**Task**
Starting at the first line of the data, print each line verbatim up to and including the line bearing "const m5Y = [2.59, 2.200, 2.191, 1.906];", omitting pictures.

**Recorded data**
--- start ---

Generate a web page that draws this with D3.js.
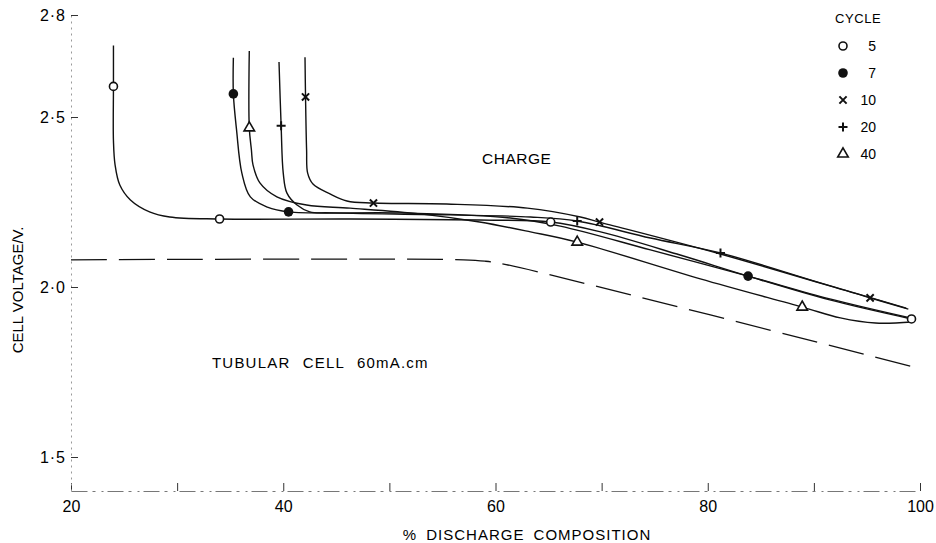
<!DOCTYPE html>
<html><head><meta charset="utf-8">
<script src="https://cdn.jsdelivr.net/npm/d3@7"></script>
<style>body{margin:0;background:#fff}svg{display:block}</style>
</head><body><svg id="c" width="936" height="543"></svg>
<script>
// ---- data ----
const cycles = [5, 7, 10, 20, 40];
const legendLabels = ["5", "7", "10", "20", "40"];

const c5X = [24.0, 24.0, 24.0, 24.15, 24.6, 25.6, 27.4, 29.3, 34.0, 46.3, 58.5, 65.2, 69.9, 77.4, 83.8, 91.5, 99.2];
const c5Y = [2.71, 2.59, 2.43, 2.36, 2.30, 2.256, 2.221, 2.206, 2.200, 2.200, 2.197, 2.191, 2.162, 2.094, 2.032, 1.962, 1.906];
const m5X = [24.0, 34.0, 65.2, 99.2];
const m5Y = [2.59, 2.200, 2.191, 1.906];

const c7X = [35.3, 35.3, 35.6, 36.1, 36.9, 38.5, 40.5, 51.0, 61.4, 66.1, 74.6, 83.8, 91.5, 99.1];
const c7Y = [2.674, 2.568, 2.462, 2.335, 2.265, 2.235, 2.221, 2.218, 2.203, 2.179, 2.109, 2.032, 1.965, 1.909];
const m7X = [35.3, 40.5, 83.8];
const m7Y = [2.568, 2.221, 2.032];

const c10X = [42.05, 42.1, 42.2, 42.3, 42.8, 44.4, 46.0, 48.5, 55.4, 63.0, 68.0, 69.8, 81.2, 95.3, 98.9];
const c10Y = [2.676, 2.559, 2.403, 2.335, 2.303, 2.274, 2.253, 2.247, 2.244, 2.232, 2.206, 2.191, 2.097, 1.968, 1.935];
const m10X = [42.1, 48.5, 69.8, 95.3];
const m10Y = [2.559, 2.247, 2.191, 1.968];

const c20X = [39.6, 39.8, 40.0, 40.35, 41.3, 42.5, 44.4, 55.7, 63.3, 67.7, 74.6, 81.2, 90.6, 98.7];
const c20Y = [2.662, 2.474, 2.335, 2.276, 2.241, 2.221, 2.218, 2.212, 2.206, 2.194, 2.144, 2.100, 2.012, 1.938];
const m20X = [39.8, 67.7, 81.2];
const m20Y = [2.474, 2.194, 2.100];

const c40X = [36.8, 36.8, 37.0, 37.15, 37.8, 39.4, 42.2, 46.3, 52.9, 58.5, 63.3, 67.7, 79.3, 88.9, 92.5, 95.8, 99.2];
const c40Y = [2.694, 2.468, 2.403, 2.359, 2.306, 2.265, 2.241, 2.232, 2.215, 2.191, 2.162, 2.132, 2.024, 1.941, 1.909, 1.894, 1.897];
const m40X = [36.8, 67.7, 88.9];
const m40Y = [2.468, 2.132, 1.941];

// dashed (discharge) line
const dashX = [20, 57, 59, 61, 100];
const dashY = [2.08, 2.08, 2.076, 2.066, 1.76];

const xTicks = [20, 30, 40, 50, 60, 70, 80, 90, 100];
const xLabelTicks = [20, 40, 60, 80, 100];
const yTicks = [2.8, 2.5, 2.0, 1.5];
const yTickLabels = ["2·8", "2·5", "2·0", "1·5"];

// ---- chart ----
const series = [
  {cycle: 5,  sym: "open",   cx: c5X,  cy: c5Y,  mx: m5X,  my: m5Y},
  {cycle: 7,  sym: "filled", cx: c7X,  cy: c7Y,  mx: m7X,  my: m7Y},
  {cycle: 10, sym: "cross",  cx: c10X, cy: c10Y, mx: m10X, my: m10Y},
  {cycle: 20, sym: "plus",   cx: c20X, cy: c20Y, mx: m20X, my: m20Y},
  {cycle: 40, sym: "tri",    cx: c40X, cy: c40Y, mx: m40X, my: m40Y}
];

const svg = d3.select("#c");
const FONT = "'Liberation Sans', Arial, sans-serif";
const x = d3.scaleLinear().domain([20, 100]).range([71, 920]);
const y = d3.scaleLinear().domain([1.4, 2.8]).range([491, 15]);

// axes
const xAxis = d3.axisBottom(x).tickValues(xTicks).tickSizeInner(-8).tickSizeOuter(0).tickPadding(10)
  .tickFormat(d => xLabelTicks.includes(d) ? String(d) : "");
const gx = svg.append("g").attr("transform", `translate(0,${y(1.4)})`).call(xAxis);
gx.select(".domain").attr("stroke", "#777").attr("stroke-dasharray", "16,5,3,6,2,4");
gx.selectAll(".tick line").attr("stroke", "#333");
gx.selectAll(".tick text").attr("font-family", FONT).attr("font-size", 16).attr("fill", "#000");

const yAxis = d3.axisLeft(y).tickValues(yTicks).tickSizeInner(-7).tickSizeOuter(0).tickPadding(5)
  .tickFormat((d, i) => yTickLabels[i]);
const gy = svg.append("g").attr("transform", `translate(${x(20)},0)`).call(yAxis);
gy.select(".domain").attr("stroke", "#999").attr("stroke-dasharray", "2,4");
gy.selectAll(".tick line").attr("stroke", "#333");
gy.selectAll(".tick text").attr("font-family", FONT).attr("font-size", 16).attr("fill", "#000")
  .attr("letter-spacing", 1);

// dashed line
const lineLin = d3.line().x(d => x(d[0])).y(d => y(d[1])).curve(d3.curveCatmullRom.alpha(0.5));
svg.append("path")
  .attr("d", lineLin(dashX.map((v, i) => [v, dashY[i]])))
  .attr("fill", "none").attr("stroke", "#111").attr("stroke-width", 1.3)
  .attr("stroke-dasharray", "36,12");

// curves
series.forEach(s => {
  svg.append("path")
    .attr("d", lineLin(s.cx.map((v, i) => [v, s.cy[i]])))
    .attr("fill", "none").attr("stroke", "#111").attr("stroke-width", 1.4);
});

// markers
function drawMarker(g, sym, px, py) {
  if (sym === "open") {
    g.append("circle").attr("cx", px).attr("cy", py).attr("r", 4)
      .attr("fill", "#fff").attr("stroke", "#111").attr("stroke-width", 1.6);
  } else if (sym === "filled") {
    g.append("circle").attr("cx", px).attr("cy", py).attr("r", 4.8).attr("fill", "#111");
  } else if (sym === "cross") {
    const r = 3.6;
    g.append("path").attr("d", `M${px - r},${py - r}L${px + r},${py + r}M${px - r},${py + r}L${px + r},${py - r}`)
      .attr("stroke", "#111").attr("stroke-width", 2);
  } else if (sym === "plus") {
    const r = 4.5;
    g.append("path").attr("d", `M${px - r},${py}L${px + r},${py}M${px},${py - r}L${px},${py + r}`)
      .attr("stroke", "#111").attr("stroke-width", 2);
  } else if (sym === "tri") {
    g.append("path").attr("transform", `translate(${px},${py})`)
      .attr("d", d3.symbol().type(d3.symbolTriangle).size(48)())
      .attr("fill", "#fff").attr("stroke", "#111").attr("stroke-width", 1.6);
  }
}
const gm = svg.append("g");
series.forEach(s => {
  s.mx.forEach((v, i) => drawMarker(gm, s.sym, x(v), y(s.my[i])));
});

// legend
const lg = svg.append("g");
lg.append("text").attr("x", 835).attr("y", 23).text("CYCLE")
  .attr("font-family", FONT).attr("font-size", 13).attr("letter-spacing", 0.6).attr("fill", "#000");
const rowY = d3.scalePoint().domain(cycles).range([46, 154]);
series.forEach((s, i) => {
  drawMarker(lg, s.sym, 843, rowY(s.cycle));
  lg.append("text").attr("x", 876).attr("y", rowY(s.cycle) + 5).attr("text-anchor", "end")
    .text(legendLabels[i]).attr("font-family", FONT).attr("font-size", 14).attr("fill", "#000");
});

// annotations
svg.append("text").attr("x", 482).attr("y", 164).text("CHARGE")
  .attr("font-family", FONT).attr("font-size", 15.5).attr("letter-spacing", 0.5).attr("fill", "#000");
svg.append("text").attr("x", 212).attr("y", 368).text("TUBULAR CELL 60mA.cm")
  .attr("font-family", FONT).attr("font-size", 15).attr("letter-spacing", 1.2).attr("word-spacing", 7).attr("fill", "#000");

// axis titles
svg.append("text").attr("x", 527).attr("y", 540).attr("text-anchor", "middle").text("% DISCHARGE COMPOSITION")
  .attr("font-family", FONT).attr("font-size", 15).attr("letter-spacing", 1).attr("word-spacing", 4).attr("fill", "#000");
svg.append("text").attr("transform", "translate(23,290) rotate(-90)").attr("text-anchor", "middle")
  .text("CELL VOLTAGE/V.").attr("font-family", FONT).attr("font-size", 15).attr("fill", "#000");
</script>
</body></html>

--- end ---

**Answer to the problem**
Generate a web page that draws this with D3.js.
<!DOCTYPE html>
<html><head><meta charset="utf-8">
<script src="https://cdn.jsdelivr.net/npm/d3@7"></script>
<style>body{margin:0;background:#fff}svg{display:block}</style>
</head><body><svg id="c" width="936" height="543"></svg>
<script>
// ---- data ----
const cycles = [5, 7, 10, 20, 40];
const legendLabels = ["5", "7", "10", "20", "40"];

const c5X = [24.0, 24.0, 24.0, 24.15, 24.6, 25.6, 27.4, 29.3, 34.0, 46.3, 58.5, 65.2, 69.9, 77.4, 83.8, 91.5, 99.2];
const c5Y = [2.71, 2.59, 2.43, 2.36, 2.30, 2.256, 2.221, 2.206, 2.200, 2.200, 2.197, 2.191, 2.162, 2.094, 2.032, 1.962, 1.906];
const m5X = [24.0, 34.0, 65.2, 99.2];
const m5Y = [2.59, 2.200, 2.191, 1.906];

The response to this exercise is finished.